Except, the wealthy don’t use savings accounts

It’s all in the argument – the more obfuscated the better. From Bloomberg:

Give the wealthiest Americans a tax cut and history suggests they will save the money rather than spend it.

Tax cuts in 2001 and 2003 under President George W. Bush were followed by increases in the saving rate among the rich, according to data from Moody’s Analytics Inc. When taxes were raised under Bill Clinton, the saving rate fell.

The findings may weaken arguments by Republicans and some Democrats in Congress who say allowing the Bush-era tax cuts for the wealthiest Americans to lapse will prompt them to reduce their spending, harming the economy.

The problem with this argument is that while wealthy people are not conditioned to dump their next paycheck on a new wide-screen television, they don’t sock their money under the mattress either.

They invest it. Not in savings accounts, but in the equity markets, in real estate, and in small businesses.

It’s counterintuitive to suggest that the wealthy can only help jumpstart the economy via consumer goods purchases, unless the purpose of your argument is to consolidate control over the stock market, housing prices, and the entrepreneur.

Unfortunately, stimulus directed into union coffers while the average person’s IRA sits in the toilet, toying with FHA/Fannie/Freddie and other “affordable lending” purse strings while foreclosures sit empty on every street, and burdening the independent businessperson with 1099s for every check they write, is all about that.



Smithhammer says:

I’ll take it one further – it’s really all about election cycles, pure and simple.
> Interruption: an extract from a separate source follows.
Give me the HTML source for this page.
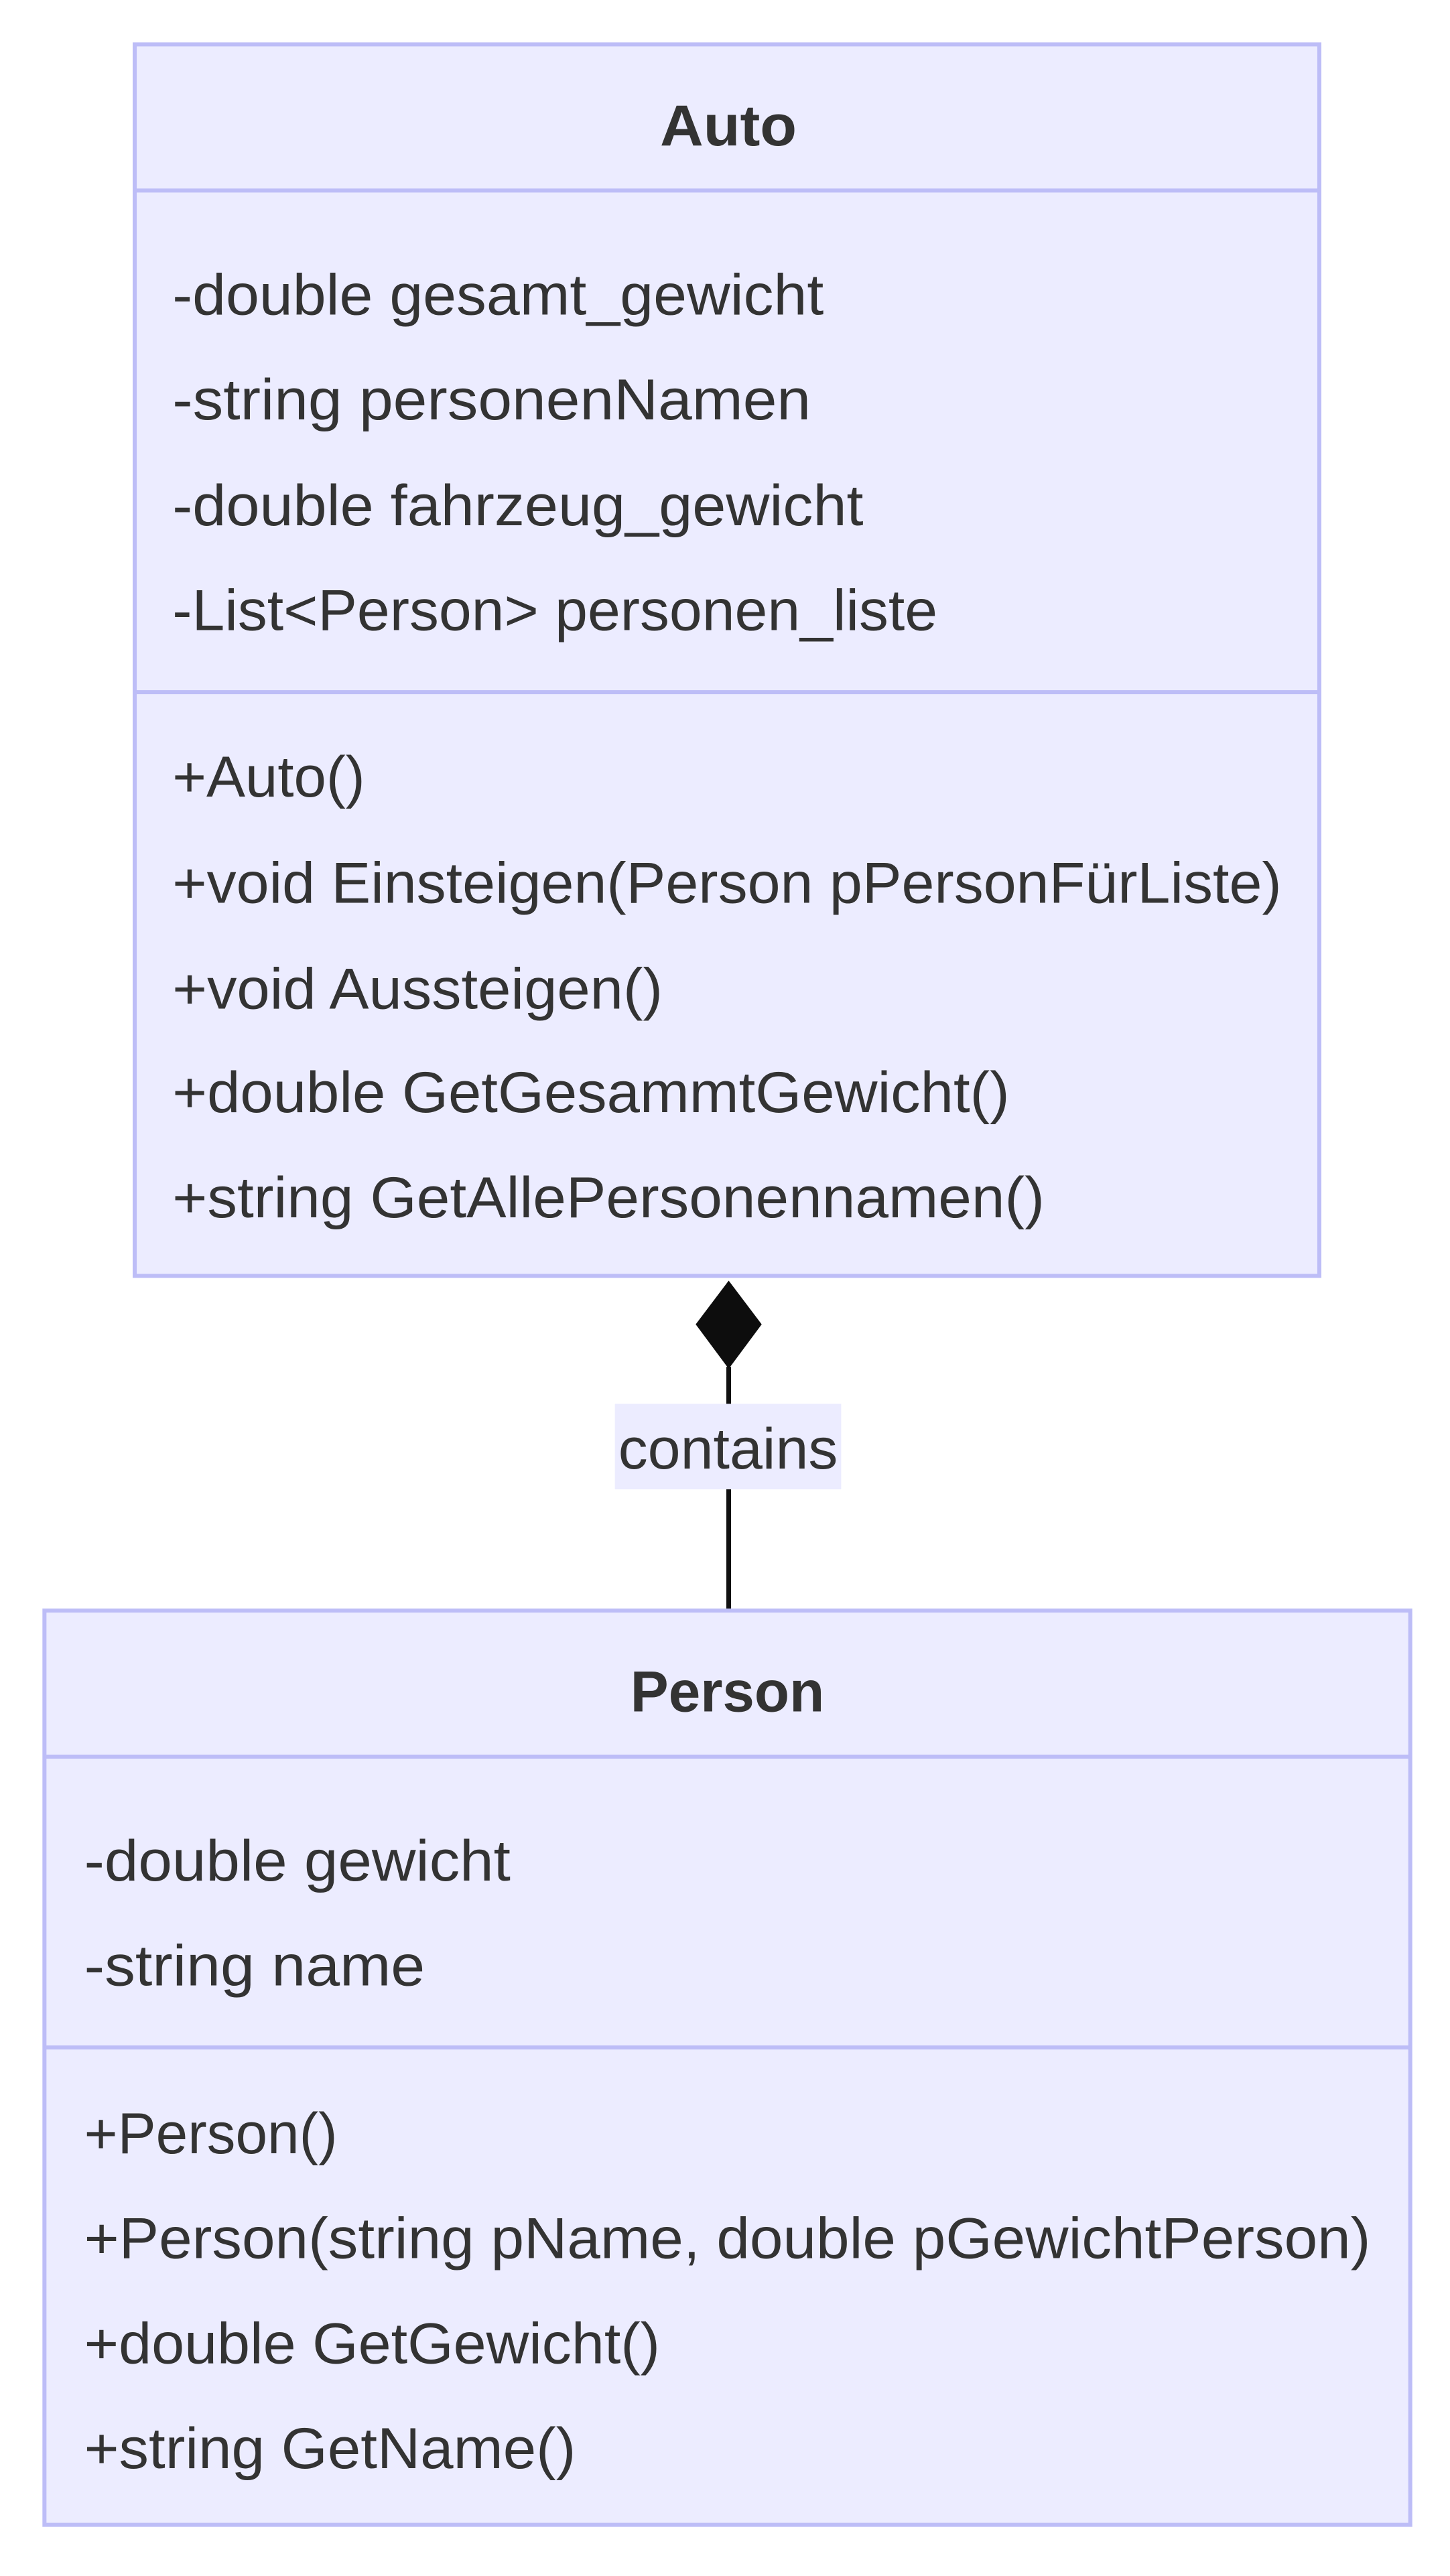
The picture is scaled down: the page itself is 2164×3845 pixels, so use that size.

There is no coherent, believable rationale behind tax cuts for the wealthy “jump starting” the economy. But there is a very solid rationale behind a proven populist tactic for securing wealthy support in the next election. Of course the wealthy are going to enthusiastically back whichever candidate is touting tax cuts for the same upper class that the candidate him/herself comes from.

There is so much banter about whether we live in a democratic state, if we’re becoming a socialistic state, yadda, yadda….the truth is we are a rock solid plutocracy, have been for some time, and will continue to be so as long as we continue to let ourselves be distracted by all this inane partisan smoke and mirrors.

But getting back to the issue at hand, I’m continually amazed at how many working class people defend so many policies that don’t benefit anyone from their income level, simply because their sense of morality, faith, what have you, has been co-opted into a party platform.

I was thinking purely dollar terms here, and the fact is private investment is the driving force behind small business and the vast majority of employment. Without that capital, you (ostensibly) cannot create new products and services, nor drive demand for them. We are, after all, creatures that require new and shiny, whether it be video games, iPhone apps, “unbreakable” fly rods, or chef’s recipe to savor.

I’ve yet to see taxpayer money redeployed into anything that would be described as tasty, and the less capital the “investment class” has to distribute the more bland the dish will likely become.

Smithhammer says:

Right, but the rationale behind tax cuts for only the wealthy still makes no sense to me (as anything other than a self-serving move). What good is freeing up available capital on the part of the “investment class,” if middle and lower income consumers have no disposable funds with which to buy the things that supposed new products and services offer?

Agreed. There has to be a mix to “jumpstart” the process. Otherwise you must play a waiting game until enough jobs are directly created, and eco-systems arise around the new products and services – think iPhone apps again (versus just the hardware), or simply a new Hardy dealer (which pays for an extra shop hand) – before you see real results.

Unfortunately, a combination of mass de-leveraging (which effects discretionary spending) combined with commodity price inflation (which effects bare necessities), has the economy in a heck of a bind.